**GIVEN EXERCISE**
Output the data word for word, dropping every image.
■ ■ ■ ■ ■
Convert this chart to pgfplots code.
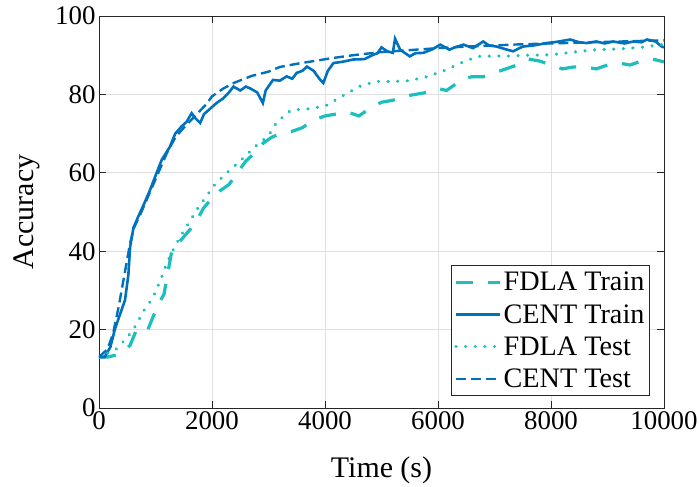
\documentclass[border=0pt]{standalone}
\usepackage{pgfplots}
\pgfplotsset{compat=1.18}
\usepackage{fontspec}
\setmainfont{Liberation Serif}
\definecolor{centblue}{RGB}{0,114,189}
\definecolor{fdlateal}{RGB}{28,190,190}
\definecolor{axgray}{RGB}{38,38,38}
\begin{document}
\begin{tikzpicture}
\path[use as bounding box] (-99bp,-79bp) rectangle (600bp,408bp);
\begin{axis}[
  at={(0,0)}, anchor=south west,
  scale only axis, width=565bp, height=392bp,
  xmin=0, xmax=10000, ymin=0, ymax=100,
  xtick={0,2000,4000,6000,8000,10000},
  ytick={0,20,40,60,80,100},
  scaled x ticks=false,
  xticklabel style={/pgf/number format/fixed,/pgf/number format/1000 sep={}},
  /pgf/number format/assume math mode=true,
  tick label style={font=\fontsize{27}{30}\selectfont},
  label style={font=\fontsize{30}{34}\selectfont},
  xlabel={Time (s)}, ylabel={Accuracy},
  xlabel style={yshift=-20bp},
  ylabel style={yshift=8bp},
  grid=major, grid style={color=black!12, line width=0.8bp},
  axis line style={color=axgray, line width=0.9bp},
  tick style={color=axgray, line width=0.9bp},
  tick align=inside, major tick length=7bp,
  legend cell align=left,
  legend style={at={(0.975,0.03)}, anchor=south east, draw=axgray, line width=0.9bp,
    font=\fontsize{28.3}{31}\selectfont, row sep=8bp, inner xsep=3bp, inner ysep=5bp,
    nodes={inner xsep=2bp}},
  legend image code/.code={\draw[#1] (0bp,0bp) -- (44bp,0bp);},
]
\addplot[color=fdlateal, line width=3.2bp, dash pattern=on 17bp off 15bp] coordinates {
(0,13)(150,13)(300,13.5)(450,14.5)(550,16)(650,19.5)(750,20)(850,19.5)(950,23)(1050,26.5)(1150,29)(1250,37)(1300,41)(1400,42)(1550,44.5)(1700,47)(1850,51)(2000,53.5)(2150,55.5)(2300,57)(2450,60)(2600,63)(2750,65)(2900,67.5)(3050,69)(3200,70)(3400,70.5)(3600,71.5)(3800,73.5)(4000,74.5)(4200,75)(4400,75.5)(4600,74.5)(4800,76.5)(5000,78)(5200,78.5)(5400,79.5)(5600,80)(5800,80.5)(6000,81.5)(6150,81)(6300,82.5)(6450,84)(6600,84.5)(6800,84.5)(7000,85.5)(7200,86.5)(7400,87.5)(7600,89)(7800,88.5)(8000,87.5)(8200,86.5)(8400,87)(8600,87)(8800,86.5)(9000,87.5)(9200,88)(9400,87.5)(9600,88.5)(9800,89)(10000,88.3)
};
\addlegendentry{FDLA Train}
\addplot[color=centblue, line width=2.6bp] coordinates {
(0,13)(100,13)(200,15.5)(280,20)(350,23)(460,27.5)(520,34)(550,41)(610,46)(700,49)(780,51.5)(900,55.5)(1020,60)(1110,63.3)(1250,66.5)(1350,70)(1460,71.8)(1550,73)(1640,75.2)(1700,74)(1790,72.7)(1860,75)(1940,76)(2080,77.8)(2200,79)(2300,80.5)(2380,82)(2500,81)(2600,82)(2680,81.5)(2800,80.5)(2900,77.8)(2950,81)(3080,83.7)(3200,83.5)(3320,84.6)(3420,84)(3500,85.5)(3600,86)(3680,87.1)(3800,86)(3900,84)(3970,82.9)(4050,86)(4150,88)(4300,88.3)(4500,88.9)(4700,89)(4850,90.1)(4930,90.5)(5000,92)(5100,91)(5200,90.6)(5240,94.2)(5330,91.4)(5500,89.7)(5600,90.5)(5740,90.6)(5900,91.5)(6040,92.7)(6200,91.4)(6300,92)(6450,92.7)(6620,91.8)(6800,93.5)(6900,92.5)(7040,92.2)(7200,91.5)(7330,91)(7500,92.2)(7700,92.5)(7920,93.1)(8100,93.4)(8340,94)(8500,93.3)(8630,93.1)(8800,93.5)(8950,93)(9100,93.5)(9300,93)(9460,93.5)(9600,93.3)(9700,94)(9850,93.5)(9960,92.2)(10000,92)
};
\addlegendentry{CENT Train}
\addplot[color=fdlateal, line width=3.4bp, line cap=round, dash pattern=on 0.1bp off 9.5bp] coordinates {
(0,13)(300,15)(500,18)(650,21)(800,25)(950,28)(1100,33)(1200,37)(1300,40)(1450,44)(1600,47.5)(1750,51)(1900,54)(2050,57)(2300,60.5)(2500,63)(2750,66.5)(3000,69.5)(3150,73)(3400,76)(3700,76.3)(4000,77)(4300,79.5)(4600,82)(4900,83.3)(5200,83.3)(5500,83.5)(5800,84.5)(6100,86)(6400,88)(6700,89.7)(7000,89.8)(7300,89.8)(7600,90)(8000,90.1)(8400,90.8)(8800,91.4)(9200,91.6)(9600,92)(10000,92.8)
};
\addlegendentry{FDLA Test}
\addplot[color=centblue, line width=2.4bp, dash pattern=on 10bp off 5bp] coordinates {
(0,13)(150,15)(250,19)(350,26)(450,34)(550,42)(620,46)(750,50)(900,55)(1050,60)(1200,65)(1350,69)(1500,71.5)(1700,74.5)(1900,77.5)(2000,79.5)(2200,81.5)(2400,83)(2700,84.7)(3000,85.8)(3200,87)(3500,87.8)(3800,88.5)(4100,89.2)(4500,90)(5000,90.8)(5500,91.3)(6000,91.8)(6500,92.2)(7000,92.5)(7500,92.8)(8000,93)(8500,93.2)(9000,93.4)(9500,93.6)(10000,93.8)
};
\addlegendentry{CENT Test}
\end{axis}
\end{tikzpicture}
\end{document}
■ ■ ■ ■ ■
**RESULT**
Convert this chart to pgfplots code.
\documentclass[border=0pt]{standalone}
\usepackage{pgfplots}
\pgfplotsset{compat=1.18}
\usepackage{fontspec}
\setmainfont{Liberation Serif}
\definecolor{centblue}{RGB}{0,114,189}
\definecolor{fdlateal}{RGB}{28,190,190}
\definecolor{axgray}{RGB}{38,38,38}
\begin{document}
\begin{tikzpicture}
\path[use as bounding box] (-99bp,-79bp) rectangle (600bp,408bp);
\begin{axis}[
  at={(0,0)}, anchor=south west,
  scale only axis, width=565bp, height=392bp,
  xmin=0, xmax=10000, ymin=0, ymax=100,
  xtick={0,2000,4000,6000,8000,10000},
  ytick={0,20,40,60,80,100},
  scaled x ticks=false,
  xticklabel style={/pgf/number format/fixed,/pgf/number format/1000 sep={}},
  /pgf/number format/assume math mode=true,
  tick label style={font=\fontsize{27}{30}\selectfont},
  label style={font=\fontsize{30}{34}\selectfont},
  xlabel={Time (s)}, ylabel={Accuracy},
  xlabel style={yshift=-20bp},
  ylabel style={yshift=8bp},
  grid=major, grid style={color=black!12, line width=0.8bp},
  axis line style={color=axgray, line width=0.9bp},
  tick style={color=axgray, line width=0.9bp},
  tick align=inside, major tick length=7bp,
  legend cell align=left,
  legend style={at={(0.975,0.03)}, anchor=south east, draw=axgray, line width=0.9bp,
    font=\fontsize{28.3}{31}\selectfont, row sep=8bp, inner xsep=3bp, inner ysep=5bp,
    nodes={inner xsep=2bp}},
  legend image code/.code={\draw[#1] (0bp,0bp) -- (44bp,0bp);},
]
\addplot[color=fdlateal, line width=3.2bp, dash pattern=on 17bp off 15bp] coordinates {
(0,13)(150,13)(300,13.5)(450,14.5)(550,16)(650,19.5)(750,20)(850,19.5)(950,23)(1050,26.5)(1150,29)(1250,37)(1300,41)(1400,42)(1550,44.5)(1700,47)(1850,51)(2000,53.5)(2150,55.5)(2300,57)(2450,60)(2600,63)(2750,65)(2900,67.5)(3050,69)(3200,70)(3400,70.5)(3600,71.5)(3800,73.5)(4000,74.5)(4200,75)(4400,75.5)(4600,74.5)(4800,76.5)(5000,78)(5200,78.5)(5400,79.5)(5600,80)(5800,80.5)(6000,81.5)(6150,81)(6300,82.5)(6450,84)(6600,84.5)(6800,84.5)(7000,85.5)(7200,86.5)(7400,87.5)(7600,89)(7800,88.5)(8000,87.5)(8200,86.5)(8400,87)(8600,87)(8800,86.5)(9000,87.5)(9200,88)(9400,87.5)(9600,88.5)(9800,89)(10000,88.3)
};
\addlegendentry{FDLA Train}
\addplot[color=centblue, line width=2.6bp] coordinates {
(0,13)(100,13)(200,15.5)(280,20)(350,23)(460,27.5)(520,34)(550,41)(610,46)(700,49)(780,51.5)(900,55.5)(1020,60)(1110,63.3)(1250,66.5)(1350,70)(1460,71.8)(1550,73)(1640,75.2)(1700,74)(1790,72.7)(1860,75)(1940,76)(2080,77.8)(2200,79)(2300,80.5)(2380,82)(2500,81)(2600,82)(2680,81.5)(2800,80.5)(2900,77.8)(2950,81)(3080,83.7)(3200,83.5)(3320,84.6)(3420,84)(3500,85.5)(3600,86)(3680,87.1)(3800,86)(3900,84)(3970,82.9)(4050,86)(4150,88)(4300,88.3)(4500,88.9)(4700,89)(4850,90.1)(4930,90.5)(5000,92)(5100,91)(5200,90.6)(5240,94.2)(5330,91.4)(5500,89.7)(5600,90.5)(5740,90.6)(5900,91.5)(6040,92.7)(6200,91.4)(6300,92)(6450,92.7)(6620,91.8)(6800,93.5)(6900,92.5)(7040,92.2)(7200,91.5)(7330,91)(7500,92.2)(7700,92.5)(7920,93.1)(8100,93.4)(8340,94)(8500,93.3)(8630,93.1)(8800,93.5)(8950,93)(9100,93.5)(9300,93)(9460,93.5)(9600,93.3)(9700,94)(9850,93.5)(9960,92.2)(10000,92)
};
\addlegendentry{CENT Train}
\addplot[color=fdlateal, line width=3.4bp, line cap=round, dash pattern=on 0.1bp off 9.5bp] coordinates {
(0,13)(300,15)(500,18)(650,21)(800,25)(950,28)(1100,33)(1200,37)(1300,40)(1450,44)(1600,47.5)(1750,51)(1900,54)(2050,57)(2300,60.5)(2500,63)(2750,66.5)(3000,69.5)(3150,73)(3400,76)(3700,76.3)(4000,77)(4300,79.5)(4600,82)(4900,83.3)(5200,83.3)(5500,83.5)(5800,84.5)(6100,86)(6400,88)(6700,89.7)(7000,89.8)(7300,89.8)(7600,90)(8000,90.1)(8400,90.8)(8800,91.4)(9200,91.6)(9600,92)(10000,92.8)
};
\addlegendentry{FDLA Test}
\addplot[color=centblue, line width=2.4bp, dash pattern=on 10bp off 5bp] coordinates {
(0,13)(150,15)(250,19)(350,26)(450,34)(550,42)(620,46)(750,50)(900,55)(1050,60)(1200,65)(1350,69)(1500,71.5)(1700,74.5)(1900,77.5)(2000,79.5)(2200,81.5)(2400,83)(2700,84.7)(3000,85.8)(3200,87)(3500,87.8)(3800,88.5)(4100,89.2)(4500,90)(5000,90.8)(5500,91.3)(6000,91.8)(6500,92.2)(7000,92.5)(7500,92.8)(8000,93)(8500,93.2)(9000,93.4)(9500,93.6)(10000,93.8)
};
\addlegendentry{CENT Test}
\end{axis}
\end{tikzpicture}
\end{document}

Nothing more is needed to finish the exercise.